▶ **WRITTEN EXERCISE**: Transcribe all of the data exactly. Omit the pictures.

▶ **SOURCE EXCERPT**:
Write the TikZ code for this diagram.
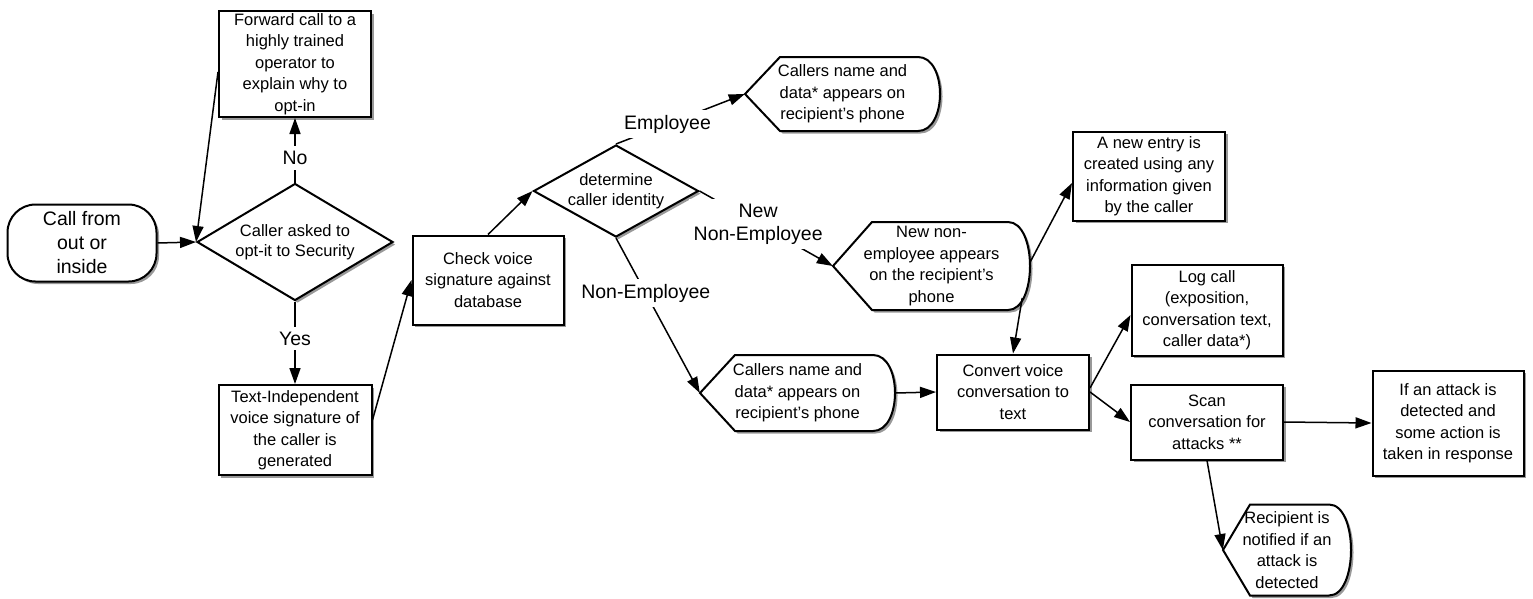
\documentclass[tikz,border=0pt]{standalone}
\usepackage{fontspec}
\setmainfont{Liberation Sans}
\usetikzlibrary{arrows.meta,shapes.geometric,shadows,calc}
\newcommand\dispnode[7]{%
  \path[dispshape] ({#2-#4/2},#3) -- ({#2-#4/2+#6},{#3-#5/2}) -- ({#2+#4/2-22},{#3-#5/2})
    .. controls ({#2+#4/2+22/3},{#3-#5/2}) and ({#2+#4/2+22/3},{#3+#5/2}) .. ({#2+#4/2-22},{#3+#5/2})
    -- ({#2-#4/2+#6},{#3+#5/2}) -- cycle;
  \node[disptext,minimum width=#4,minimum height=#5] (#1) at (#2,#3) {#7};
}
\begin{document}
\begin{tikzpicture}[x=1pt,y=-1pt,
  shad/.style={drop shadow={shadow xshift=2.5pt,shadow yshift=-2.5pt,opacity=0.4,fill=black}},
  box/.style={draw=black,line width=2pt,fill=white,shad,rectangle,inner sep=0pt,align=center,font=\fontsize{16.5}{21.5}\selectfont},
  dia/.style={draw=black,line width=2pt,fill=white,shad,diamond,inner sep=0pt,align=center,font=\fontsize{16.5}{20}\selectfont},
  startbox/.style={box,rounded corners=28pt,font=\fontsize{19.5}{24}\selectfont},
  disptext/.style={rectangle,inner sep=0pt,align=center,font=\fontsize{16.5}{21.5}\selectfont},
  dispshape/.style={draw=black,line width=2pt,fill=white,shad},
  conn/.style={draw=black,line width=1.5pt,-{Triangle[length=16pt,width=11pt]}},
  lbl/.style={fill=white,inner sep=5pt,align=center,font=\fontsize{19.5}{23}\selectfont},
]
\fill[white] (0,0) rectangle (1533,598);
\useasboundingbox (0,0) rectangle (1533,598);

\node[startbox,minimum width=149pt,minimum height=77pt] (call) at (82,243) {Call from\\out or\\inside};
\node[dia,minimum width=196pt,minimum height=117pt,aspect=1.675] (cas) at (295,242) {Caller asked to\\opt-it to Security};
\node[box,minimum width=152pt,minimum height=106pt] (fwd) at (295,64) {Forward call to a\\highly trained\\operator to\\explain why to\\opt-in};
\node[box,minimum width=153pt,minimum height=90pt] (tiv) at (295,430) {Text-Independent\\voice signature of\\the caller is\\generated};
\node[box,minimum width=151pt,minimum height=89pt] (chk) at (488,280) {Check voice\\signature against\\database};
\node[dia,minimum width=165pt,minimum height=92pt,aspect=1.79] (det) at (616,191) {determine\\caller identity};
\dispnode{emp}{842.5}{94}{195}{74}{35}{Callers name and\\data* appears on\\recipient’s phone}
\dispnode{nne}{931.5}{266}{197}{88}{39}{New non-\\employee appears\\on the recipient’s\\phone}
\dispnode{non}{797.5}{393}{195}{76}{35}{Callers name and\\data* appears on\\recipient’s phone}
\node[box,minimum width=152pt,minimum height=89pt] (nen) at (1149,176) {A new entry is\\created using any\\information given\\by the caller};
\node[box,minimum width=152pt,minimum height=75pt] (conv) at (1013,392) {Convert voice\\conversation to\\text};
\node[box,minimum width=151pt,minimum height=91pt] (log) at (1207,310) {Log call\\(exposition,\\conversation text,\\caller data*)};
\node[box,minimum width=152pt,minimum height=75pt] (scan) at (1207,422) {Scan\\conversation for\\attacks **};
\node[box,minimum width=151pt,minimum height=105pt] (att) at (1448,423) {If an attack is\\detected and\\some action is\\taken in response};
\dispnode{rec}{1287}{550}{128}{91}{27}{Recipient is\\notified if an\\attack is\\detected}

\draw[conn] (call.east) -- (cas.west);
\draw[conn] (cas.north) -- node[lbl,pos=0.38]{No} (fwd.south);
\draw[conn] ([yshift=-8pt]fwd.west) -- (cas.west);
\draw[conn] (cas.south) -- node[lbl,pos=0.45]{Yes} (tiv.north);
\draw[conn] ([yshift=10pt]tiv.east) -- (chk.west);
\draw[conn] (chk.north) -- (det.west);
\draw[conn] (det.north) -- node[lbl,pos=0.40]{Employee} (emp.west);
\draw[conn] (det.east) -- node[lbl,pos=0.44]{New\\Non-Employee} (nne.west);
\draw[conn] (det.south) -- node[lbl,pos=0.355]{Non-Employee} (non.west);
\draw[conn] (non.east) -- (conv.west);
\draw[conn] ([yshift=4pt]nne.east) -- ([yshift=-7pt]nen.west);
\draw[conn] ([shift={(-8pt,-32pt)}]nne.east) -- (conv.north);
\draw[conn] ([yshift=4pt]conv.east) -- ([yshift=-5pt]log.west);
\draw[conn] (conv.east) -- (scan.west);
\draw[conn] (scan.east) -- (att.west);
\draw[conn] (scan.south) -- (rec.west);
\end{tikzpicture}
\end{document}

▶ **TASK ANSWER**:
Write the TikZ code for this diagram.
\documentclass[tikz,border=0pt]{standalone}
\usepackage{fontspec}
\setmainfont{Liberation Sans}
\usetikzlibrary{arrows.meta,shapes.geometric,shadows,calc}
\newcommand\dispnode[7]{%
  \path[dispshape] ({#2-#4/2},#3) -- ({#2-#4/2+#6},{#3-#5/2}) -- ({#2+#4/2-22},{#3-#5/2})
    .. controls ({#2+#4/2+22/3},{#3-#5/2}) and ({#2+#4/2+22/3},{#3+#5/2}) .. ({#2+#4/2-22},{#3+#5/2})
    -- ({#2-#4/2+#6},{#3+#5/2}) -- cycle;
  \node[disptext,minimum width=#4,minimum height=#5] (#1) at (#2,#3) {#7};
}
\begin{document}
\begin{tikzpicture}[x=1pt,y=-1pt,
  shad/.style={drop shadow={shadow xshift=2.5pt,shadow yshift=-2.5pt,opacity=0.4,fill=black}},
  box/.style={draw=black,line width=2pt,fill=white,shad,rectangle,inner sep=0pt,align=center,font=\fontsize{16.5}{21.5}\selectfont},
  dia/.style={draw=black,line width=2pt,fill=white,shad,diamond,inner sep=0pt,align=center,font=\fontsize{16.5}{20}\selectfont},
  startbox/.style={box,rounded corners=28pt,font=\fontsize{19.5}{24}\selectfont},
  disptext/.style={rectangle,inner sep=0pt,align=center,font=\fontsize{16.5}{21.5}\selectfont},
  dispshape/.style={draw=black,line width=2pt,fill=white,shad},
  conn/.style={draw=black,line width=1.5pt,-{Triangle[length=16pt,width=11pt]}},
  lbl/.style={fill=white,inner sep=5pt,align=center,font=\fontsize{19.5}{23}\selectfont},
]
\fill[white] (0,0) rectangle (1533,598);
\useasboundingbox (0,0) rectangle (1533,598);

\node[startbox,minimum width=149pt,minimum height=77pt] (call) at (82,243) {Call from\\out or\\inside};
\node[dia,minimum width=196pt,minimum height=117pt,aspect=1.675] (cas) at (295,242) {Caller asked to\\opt-it to Security};
\node[box,minimum width=152pt,minimum height=106pt] (fwd) at (295,64) {Forward call to a\\highly trained\\operator to\\explain why to\\opt-in};
\node[box,minimum width=153pt,minimum height=90pt] (tiv) at (295,430) {Text-Independent\\voice signature of\\the caller is\\generated};
\node[box,minimum width=151pt,minimum height=89pt] (chk) at (488,280) {Check voice\\signature against\\database};
\node[dia,minimum width=165pt,minimum height=92pt,aspect=1.79] (det) at (616,191) {determine\\caller identity};
\dispnode{emp}{842.5}{94}{195}{74}{35}{Callers name and\\data* appears on\\recipient’s phone}
\dispnode{nne}{931.5}{266}{197}{88}{39}{New non-\\employee appears\\on the recipient’s\\phone}
\dispnode{non}{797.5}{393}{195}{76}{35}{Callers name and\\data* appears on\\recipient’s phone}
\node[box,minimum width=152pt,minimum height=89pt] (nen) at (1149,176) {A new entry is\\created using any\\information given\\by the caller};
\node[box,minimum width=152pt,minimum height=75pt] (conv) at (1013,392) {Convert voice\\conversation to\\text};
\node[box,minimum width=151pt,minimum height=91pt] (log) at (1207,310) {Log call\\(exposition,\\conversation text,\\caller data*)};
\node[box,minimum width=152pt,minimum height=75pt] (scan) at (1207,422) {Scan\\conversation for\\attacks **};
\node[box,minimum width=151pt,minimum height=105pt] (att) at (1448,423) {If an attack is\\detected and\\some action is\\taken in response};
\dispnode{rec}{1287}{550}{128}{91}{27}{Recipient is\\notified if an\\attack is\\detected}

\draw[conn] (call.east) -- (cas.west);
\draw[conn] (cas.north) -- node[lbl,pos=0.38]{No} (fwd.south);
\draw[conn] ([yshift=-8pt]fwd.west) -- (cas.west);
\draw[conn] (cas.south) -- node[lbl,pos=0.45]{Yes} (tiv.north);
\draw[conn] ([yshift=10pt]tiv.east) -- (chk.west);
\draw[conn] (chk.north) -- (det.west);
\draw[conn] (det.north) -- node[lbl,pos=0.40]{Employee} (emp.west);
\draw[conn] (det.east) -- node[lbl,pos=0.44]{New\\Non-Employee} (nne.west);
\draw[conn] (det.south) -- node[lbl,pos=0.355]{Non-Employee} (non.west);
\draw[conn] (non.east) -- (conv.west);
\draw[conn] ([yshift=4pt]nne.east) -- ([yshift=-7pt]nen.west);
\draw[conn] ([shift={(-8pt,-32pt)}]nne.east) -- (conv.north);
\draw[conn] ([yshift=4pt]conv.east) -- ([yshift=-5pt]log.west);
\draw[conn] (conv.east) -- (scan.west);
\draw[conn] (scan.east) -- (att.west);
\draw[conn] (scan.south) -- (rec.west);
\end{tikzpicture}
\end{document}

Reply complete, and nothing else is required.